What you are asked to do —
Please write out the lines of the data exactly, beginning with the first and ending with the line containing "plt.rcParams['mathtext.it'] = 'Liberation"; leave the pictures behind.

Records for this task —
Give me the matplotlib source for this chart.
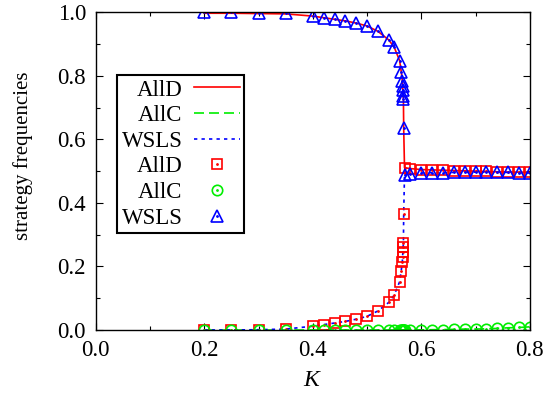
import matplotlib
matplotlib.use("Agg")
import matplotlib.pyplot as plt
from matplotlib.legend_handler import HandlerTuple
from matplotlib.ticker import MultipleLocator, FormatStrFormatter

plt.rcParams['font.family'] = ['Liberation Serif', 'DejaVu Serif']
plt.rcParams['mathtext.fontset'] = 'custom'
plt.rcParams['mathtext.it'] = 'Liberation Serif:italic'

# ---- marker data (simulation points) ----
K = [0.2, 0.25, 0.3, 0.35, 0.4, 0.42, 0.44, 0.46, 0.48, 0.5, 0.52, 0.54, 0.55,
     0.56, 0.563, 0.565, 0.5655, 0.566, 0.5665, 0.567, 0.5675, 0.569, 0.58,
     0.6, 0.62, 0.64, 0.66, 0.68, 0.7, 0.72, 0.74, 0.76, 0.78, 0.8]
alld = [0.0, 0.0, 0.001, 0.003, 0.012, 0.017, 0.022, 0.027, 0.034, 0.043, 0.060,
        0.087, 0.110, 0.152, 0.187, 0.215, 0.231, 0.246, 0.262, 0.273, 0.365,
        0.511, 0.508, 0.505, 0.504, 0.503, 0.502, 0.501, 0.500, 0.499, 0.498,
        0.497, 0.497, 0.496]
allc = [0.0, 0.0, 0.0, 0.0, 0.0, 0.0, 0.0, 0.0, 0.0, 0.0, 0.0, 0.0, 0.0,
        0.0, 0.0, 0.0, 0.0, 0.0, 0.0, 0.0, 0.0, 0.0, 0.0,
        0.0005, 0.001, 0.0015, 0.002, 0.003, 0.003, 0.004, 0.005, 0.007, 0.008, 0.010]
wsls = [1.0, 1.0, 0.999, 0.997, 0.988, 0.983, 0.978, 0.973, 0.966, 0.957, 0.940,
        0.913, 0.890, 0.848, 0.813, 0.785, 0.769, 0.754, 0.738, 0.727, 0.635,
        0.489, 0.492, 0.4945, 0.495, 0.4955, 0.496, 0.496, 0.497, 0.497, 0.497,
        0.496, 0.495, 0.494]

# ---- line data (theory curves) ----
line_K = K
line_alld = [0.997, 0.997, 0.996, 0.995, 0.988, 0.983, 0.978, 0.973, 0.966, 0.957,
             0.940, 0.913, 0.890, 0.848, 0.813, 0.785, 0.769, 0.754, 0.738, 0.727,
             0.635, 0.511, 0.508, 0.505, 0.504, 0.503, 0.502, 0.501, 0.500, 0.499,
             0.498, 0.497, 0.497, 0.496]
line_allc = allc
line_wsls = [0.0, 0.0, 0.001, 0.003, 0.012, 0.017, 0.022, 0.027, 0.034, 0.043,
             0.060, 0.087, 0.110, 0.152, 0.187, 0.215, 0.231, 0.246, 0.262, 0.273,
             0.365, 0.489, 0.492, 0.4945, 0.495, 0.4955, 0.496, 0.496, 0.497, 0.497,
             0.497, 0.496, 0.495, 0.494]

labels = ['AllD', 'AllC', 'WSLS']
red, green, blue = '#ff0000', '#00ee00', '#0000ff'

fig = plt.figure(figsize=(5.44, 3.94), dpi=100)
ax = fig.add_axes([0.176, 0.1624, 0.798, 0.8064])

lr, = ax.plot(line_K, line_alld, color=red, lw=1.2, ls='-')
lg, = ax.plot(line_K, line_allc, color=green, lw=1.2, ls=(0, (6, 3)))
lb, = ax.plot(line_K, line_wsls, color=blue, lw=1.2, ls=(0, (2, 2.5)))

ms = 7.5
mr, = ax.plot(K, alld, ls='none', marker='s', ms=ms, mfc='none', mec=red, mew=1.2)
mrd, = ax.plot(K, alld, ls='none', marker='.', ms=2, color=red)
mg, = ax.plot(K, allc, ls='none', marker='o', ms=ms, mfc='none', mec=green, mew=1.2)
mgd, = ax.plot(K, allc, ls='none', marker='.', ms=2, color=green)
mb, = ax.plot(K, wsls, ls='none', marker='^', ms=ms + 0.5, mfc='none', mec=blue, mew=1.2)
mbd, = ax.plot(K, wsls, ls='none', marker='.', ms=2, color=blue)

ax.set_xlim(0, 0.8)
ax.set_ylim(0, 1.0)
ax.xaxis.set_major_locator(MultipleLocator(0.2))
ax.xaxis.set_minor_locator(MultipleLocator(0.1))
ax.yaxis.set_major_locator(MultipleLocator(0.2))
ax.yaxis.set_minor_locator(MultipleLocator(0.1))
ax.xaxis.set_major_formatter(FormatStrFormatter('%.1f'))
ax.yaxis.set_major_formatter(FormatStrFormatter('%.1f'))
ax.tick_params(which='both', direction='in', top=True, right=True, labelsize=16.5)
ax.tick_params(which='major', length=5, width=0.8)
ax.tick_params(which='minor', length=3, width=0.8)
ax.tick_params(axis='x', pad=7)
ax.tick_params(axis='y', pad=7)
for s in ax.spines.values():
    s.set_linewidth(1.0)

ax.set_xlabel('$K$', fontsize=17)
ax.xaxis.set_label_coords(0.5, -0.158, transform=ax.transAxes)
ax.xaxis.label.set_va('center')
ax.set_ylabel('strategy frequencies', fontsize=15)
ax.yaxis.set_label_coords(-0.167, 0.548, transform=ax.transAxes)
ax.yaxis.label.set_va('center')

leg = ax.legend([lr, lg, lb, (mr, mrd), (mg, mgd), (mb, mbd)],
                labels + labels,
                handler_map={tuple: HandlerTuple(ndivide=1, pad=0)},
                loc='upper left', bbox_to_anchor=(0.049, 0.803), borderaxespad=0,
                markerfirst=False, fontsize=16.5, handlelength=2.0, labelspacing=0.2,
                handletextpad=0.5, borderpad=0.2, fancybox=False, framealpha=1,
                edgecolor='black')
leg.get_frame().set_linewidth(1.5)

fig.savefig('out.png', dpi=100)
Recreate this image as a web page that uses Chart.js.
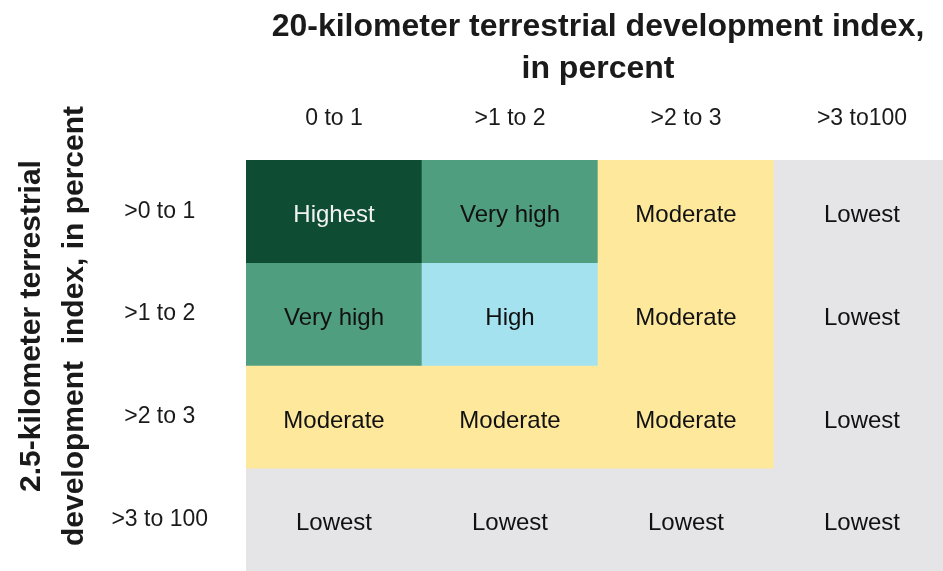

Solution below —
Give me the matplotlib source for this chart.
import matplotlib
matplotlib.use("Agg")
import matplotlib.pyplot as plt
from matplotlib.legend_handler import HandlerTuple
from matplotlib.ticker import MultipleLocator, FormatStrFormatter

plt.rcParams['font.family'] = ['Liberation Serif', 'DejaVu Serif']
plt.rcParams['mathtext.fontset'] = 'custom'
plt.rcParams['mathtext.it'] = 'Liberation Serif:italic'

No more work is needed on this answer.